DATA PROVIDED.

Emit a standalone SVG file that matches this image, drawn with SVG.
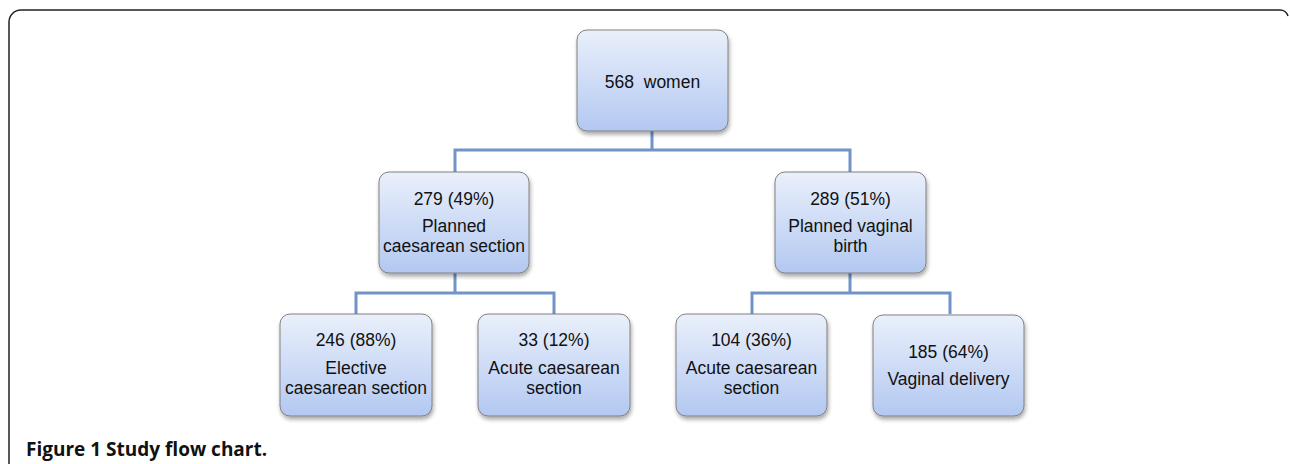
<svg xmlns="http://www.w3.org/2000/svg" width="1290" height="464" viewBox="0 0 1290 464">
<defs>
<linearGradient id="g" x1="0" y1="0" x2="0" y2="1">
<stop offset="0" stop-color="#eaf0fb"/>
<stop offset="1" stop-color="#b3c8f1"/>
</linearGradient>
<filter id="sh" x="-10%" y="-10%" width="130%" height="130%">
<feGaussianBlur in="SourceAlpha" stdDeviation="2"/>
<feOffset dx="1" dy="3" result="b"/>
<feComponentTransfer><feFuncA type="linear" slope="0.35"/></feComponentTransfer>
<feMerge><feMergeNode/><feMergeNode in="SourceGraphic"/></feMerge>
</filter>
</defs>
<style>
.box{fill:url(#g);stroke:#808080;stroke-width:1;filter:url(#sh)}
.t{font-family:"Liberation Sans",Arial,sans-serif;font-size:17.5px;fill:#111;text-anchor:middle}
.c{fill:none;stroke:#7094c8;stroke-width:3}
.cap{font-family:"Open Sans","Liberation Sans",sans-serif;font-weight:bold;font-size:19px;fill:#111}
</style>
<path d="M9,470 V22 A12,12 0 0 1 21,10 H1280 Q1286,10 1288,16" fill="none" stroke="#222" stroke-width="1.5"/>
<g id="connectors">
<path class="c" d="M652,131 V150 M455,150 H850 M455,148.5 V172 M850,148.5 V172"/>
<path class="c" d="M455,273 V293 M356,293 H554 M356,291.5 V314 M554,291.5 V314"/>
<path class="c" d="M850,273 V293 M752,293 H950 M752,291.5 V314 M950,291.5 V314"/>
</g>
<g id="n0"><rect class="box" x="577" y="30" width="151" height="101" rx="10"/><text class="t" x="652.5" y="88">568&#160; women</text></g>
<g id="n1"><rect class="box" x="379" y="172" width="150" height="101" rx="10"/><text class="t" x="454" y="205">279 (49%)</text><text class="t" x="454" y="232">Planned</text><text class="t" x="454" y="252">caesarean section</text></g>
<g id="n2"><rect class="box" x="775" y="172" width="151" height="101" rx="10"/><text class="t" x="850.5" y="205">289 (51%)</text><text class="t" x="850.5" y="232">Planned vaginal</text><text class="t" x="850.5" y="252">birth</text></g>
<g id="n3"><rect class="box" x="280" y="314" width="152" height="102" rx="10"/><text class="t" x="356" y="346">246 (88%)</text><text class="t" x="356" y="374">Elective</text><text class="t" x="356" y="394">caesarean section</text></g>
<g id="n4"><rect class="box" x="478" y="314" width="152" height="102" rx="10"/><text class="t" x="554" y="346">33 (12%)</text><text class="t" x="554" y="374">Acute caesarean</text><text class="t" x="554" y="394">section</text></g>
<g id="n5"><rect class="box" x="676" y="314" width="151" height="102" rx="10"/><text class="t" x="751.5" y="346">104 (36%)</text><text class="t" x="751.5" y="374">Acute caesarean</text><text class="t" x="751.5" y="394">section</text></g>
<g id="n6"><rect class="box" x="873" y="315" width="151" height="101" rx="10"/><text class="t" x="948.5" y="358">185 (64%)</text><text class="t" x="948.5" y="385">Vaginal delivery</text></g>
<text class="cap" x="26" y="456">Figure 1 Study flow chart.</text>
</svg>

GOAL. Exclude the images and reproduce the remaining data exactly.

PROBLEM SOLUTION.
Emit a standalone SVG file that matches this image, drawn with SVG.
<svg xmlns="http://www.w3.org/2000/svg" width="1290" height="464" viewBox="0 0 1290 464">
<defs>
<linearGradient id="g" x1="0" y1="0" x2="0" y2="1">
<stop offset="0" stop-color="#eaf0fb"/>
<stop offset="1" stop-color="#b3c8f1"/>
</linearGradient>
<filter id="sh" x="-10%" y="-10%" width="130%" height="130%">
<feGaussianBlur in="SourceAlpha" stdDeviation="2"/>
<feOffset dx="1" dy="3" result="b"/>
<feComponentTransfer><feFuncA type="linear" slope="0.35"/></feComponentTransfer>
<feMerge><feMergeNode/><feMergeNode in="SourceGraphic"/></feMerge>
</filter>
</defs>
<style>
.box{fill:url(#g);stroke:#808080;stroke-width:1;filter:url(#sh)}
.t{font-family:"Liberation Sans",Arial,sans-serif;font-size:17.5px;fill:#111;text-anchor:middle}
.c{fill:none;stroke:#7094c8;stroke-width:3}
.cap{font-family:"Open Sans","Liberation Sans",sans-serif;font-weight:bold;font-size:19px;fill:#111}
</style>
<path d="M9,470 V22 A12,12 0 0 1 21,10 H1280 Q1286,10 1288,16" fill="none" stroke="#222" stroke-width="1.5"/>
<g id="connectors">
<path class="c" d="M652,131 V150 M455,150 H850 M455,148.5 V172 M850,148.5 V172"/>
<path class="c" d="M455,273 V293 M356,293 H554 M356,291.5 V314 M554,291.5 V314"/>
<path class="c" d="M850,273 V293 M752,293 H950 M752,291.5 V314 M950,291.5 V314"/>
</g>
<g id="n0"><rect class="box" x="577" y="30" width="151" height="101" rx="10"/><text class="t" x="652.5" y="88">568&#160; women</text></g>
<g id="n1"><rect class="box" x="379" y="172" width="150" height="101" rx="10"/><text class="t" x="454" y="205">279 (49%)</text><text class="t" x="454" y="232">Planned</text><text class="t" x="454" y="252">caesarean section</text></g>
<g id="n2"><rect class="box" x="775" y="172" width="151" height="101" rx="10"/><text class="t" x="850.5" y="205">289 (51%)</text><text class="t" x="850.5" y="232">Planned vaginal</text><text class="t" x="850.5" y="252">birth</text></g>
<g id="n3"><rect class="box" x="280" y="314" width="152" height="102" rx="10"/><text class="t" x="356" y="346">246 (88%)</text><text class="t" x="356" y="374">Elective</text><text class="t" x="356" y="394">caesarean section</text></g>
<g id="n4"><rect class="box" x="478" y="314" width="152" height="102" rx="10"/><text class="t" x="554" y="346">33 (12%)</text><text class="t" x="554" y="374">Acute caesarean</text><text class="t" x="554" y="394">section</text></g>
<g id="n5"><rect class="box" x="676" y="314" width="151" height="102" rx="10"/><text class="t" x="751.5" y="346">104 (36%)</text><text class="t" x="751.5" y="374">Acute caesarean</text><text class="t" x="751.5" y="394">section</text></g>
<g id="n6"><rect class="box" x="873" y="315" width="151" height="101" rx="10"/><text class="t" x="948.5" y="358">185 (64%)</text><text class="t" x="948.5" y="385">Vaginal delivery</text></g>
<text class="cap" x="26" y="456">Figure 1 Study flow chart.</text>
</svg>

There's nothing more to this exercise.